2.2.3. Confirmation Testing and Regression Testing

Changes are typically made to a component or system to either enhance it by adding a new feature or to fix it by removing a defect. Testing should then also include confirmation testing and regression testing.

Confirmation testing confirms that an original defect has been successfully fixed. Depending on the risk, one can test the fixed version of the software in several ways including:

  • executing all tests that previously have failed due to the defect, or, also by
  • adding new tests to cover any changes that were needed to fix the defect

However, when time or money is short when fixing defects, confirmation testing might be restricted to simply exercising the test steps that should reproduce the failure caused by the defect and checking that the failure does not occur.

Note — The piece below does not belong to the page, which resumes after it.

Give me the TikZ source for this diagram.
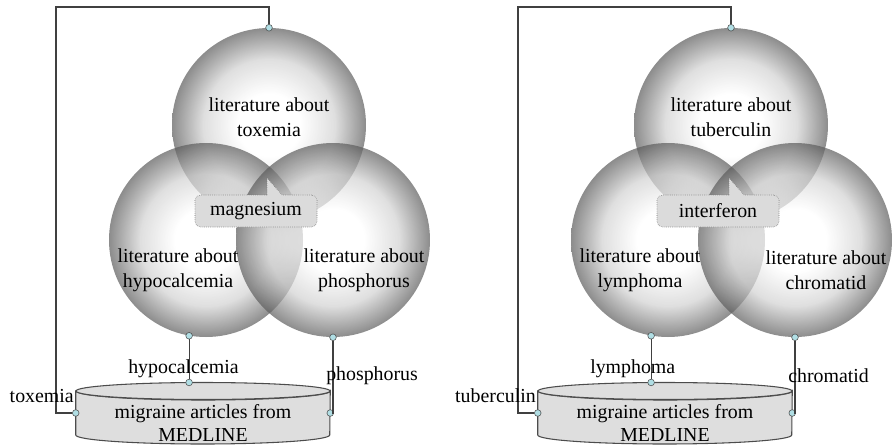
\documentclass[tikz,border=0pt]{standalone}
\usepackage{fontspec}
\setmainfont{Liberation Serif}

\definecolor{portcol}{RGB}{176,222,228}
\pgfdeclareradialshading{sphere}{\pgfpoint{0bp}{0bp}}{%
  color(0bp)=(white); color(8bp)=(white); color(17bp)=(black!18);
  color(25bp)=(black!64); color(50bp)=(black!64)}

\def\spheres#1#2{%
  \node[ball] (#2top) at (#1+269,125) {};
  \node[ball] (#2left) at (#1+206,240) {};
  \node[ball] (#2right) at (#1+333,240) {};}
\def\topics#1#2#3#4#5{%
  \node[topic] (#2toptxt) at (#1+269,117) {literature about\\#3};
  \node[topic] (#2lefttxt) at (#1+178,270) {literature about\\#4};
  \node[topic] (#2righttxt) at (#1+364,270) {literature about\\#5};}
\def\hit#1#2#3{%
  \node[hitbox] (#2hit) at (#1+256,211) {#3};
  \fill[black!14] (#1+267,196) -- (#1+267,178) -- (#1+283,196) -- cycle;
  \draw[hitline] (#1+267,195) -- (#1+267,178) -- (#1+282,195);}
\def\base#1#2{%
  \node[db] (#2db) at (#1+203,413) {};
  \path[dbline] (#2db.north west) -- (#2db.south west)
    arc[start angle=180, end angle=0, x radius=127, y radius=9]
    -- (#2db.north east)
    arc[start angle=0, end angle=180, x radius=127, y radius=9] -- cycle;
  \draw[dbline] (#2db.north) ellipse[x radius=127, y radius=8.5];
  \node[topic, font=\fontsize{14.9}{17.3}\selectfont] (#2dbtxt)
    at ([yshift=-7.5pt]#2db.center) {migraine articles from\\MEDLINE};}
\def\wires#1#2#3#4#5{%
  \node[port] (#2tp) at (#2top.north) {};
  \node[port] (#2lp) at (#2left.260) {};
  \node[port] (#2rp) at (#2right.south) {};
  \node[port] (#2dt) at ([yshift=6.4pt]#2db.north -| #2lp) {};
  \node[port] (#2dl) at (#2db.west) {};
  \node[port] (#2dr) at (#2db.east) {};
  \draw[wire] (#2tp) |- (#1+56,7) |- (#2dl);
  \draw[wire] (#2lp) -- (#2dt);
  \draw[wire] (#2rp) |- (#2dr);
  \node[term, anchor=east] (#2tl) at (#1+74,396) {#3};
  \node[term, anchor=west] (#2ll) at (#1+128,369) {#4};
  \node[term, anchor=west] (#2rl) at (#1+326,376) {#5};}

\begin{document}
\begin{tikzpicture}[x=0.75pt, y=-0.75pt,
    ball/.style={circle, shade, shading=sphere, fill opacity=0.7,
        minimum size=145.5pt, inner sep=0pt},
    topic/.style={align=center, inner sep=0pt,
        font=\fontsize{14.9}{18.8}\selectfont},
    term/.style={inner sep=0pt, font=\fontsize{14.9}{18.8}\selectfont},
    hitbox/.style={draw=black!55, densely dotted, fill=black!14,
        rounded corners=4pt, minimum width=91.5pt, minimum height=24pt,
        inner sep=0pt, font=\fontsize{14.9}{18.8}\selectfont},
    hitline/.style={draw=black!55, densely dotted},
    db/.style={inner sep=0pt, minimum width=190.5pt, minimum height=32.6pt},
    dbline/.style={draw=black!70, fill=black!13, line width=0.8pt},
    port/.style={circle, draw=black!70, fill=portcol, minimum size=5pt,
        inner sep=0pt},
    wire/.style={draw=black!75, line width=0.9pt},
    ]
    \useasboundingbox (0,0) rectangle (893,447);
    % left diagram
    \spheres{0}{a}
    \topics{0}{a}{toxemia}{hypocalcemia}{phosphorus}
    \hit{0}{a}{magnesium}
    \base{0}{a}
    \wires{0}{a}{toxemia}{hypocalcemia}{phosphorus}
    % right diagram
    \spheres{462}{b}
    \topics{462}{b}{tuberculin}{lymphoma}{chromatid}
    \hit{462}{b}{interferon}
    \base{462}{b}
    \wires{462}{b}{tuberculin}{lymphoma}{chromatid}
\end{tikzpicture}
\end{document}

Regression testing confirms that no adverse consequences have been caused by a change, including a fix that has already been confirmation tested. These adverse consequences could affect the same component where the change was made, other components in the same system, or even other connected systems. Regression testing may not be restricted to the test object itself but can also be related to the environment. It is advisable first to perform an impact analysis to recognize the extent of the regression testing. Impact analysis shows which parts of the software could be affected.

Regression test suites are run many times and generally the number of regression test cases will increase with each iteration or release, so regression testing is a strong candidate for automation. Test automation should start early in the project. Where CI is used, such as in DevOps (see section 2.1.4 ), it is good practice to also include automated regression tests. Depending on the situation, this may include regression tests on different test levels.

Confirmation testing and/or regression testing for the test object are needed on all test levels if defects are fixed and/or changes are made on these test levels.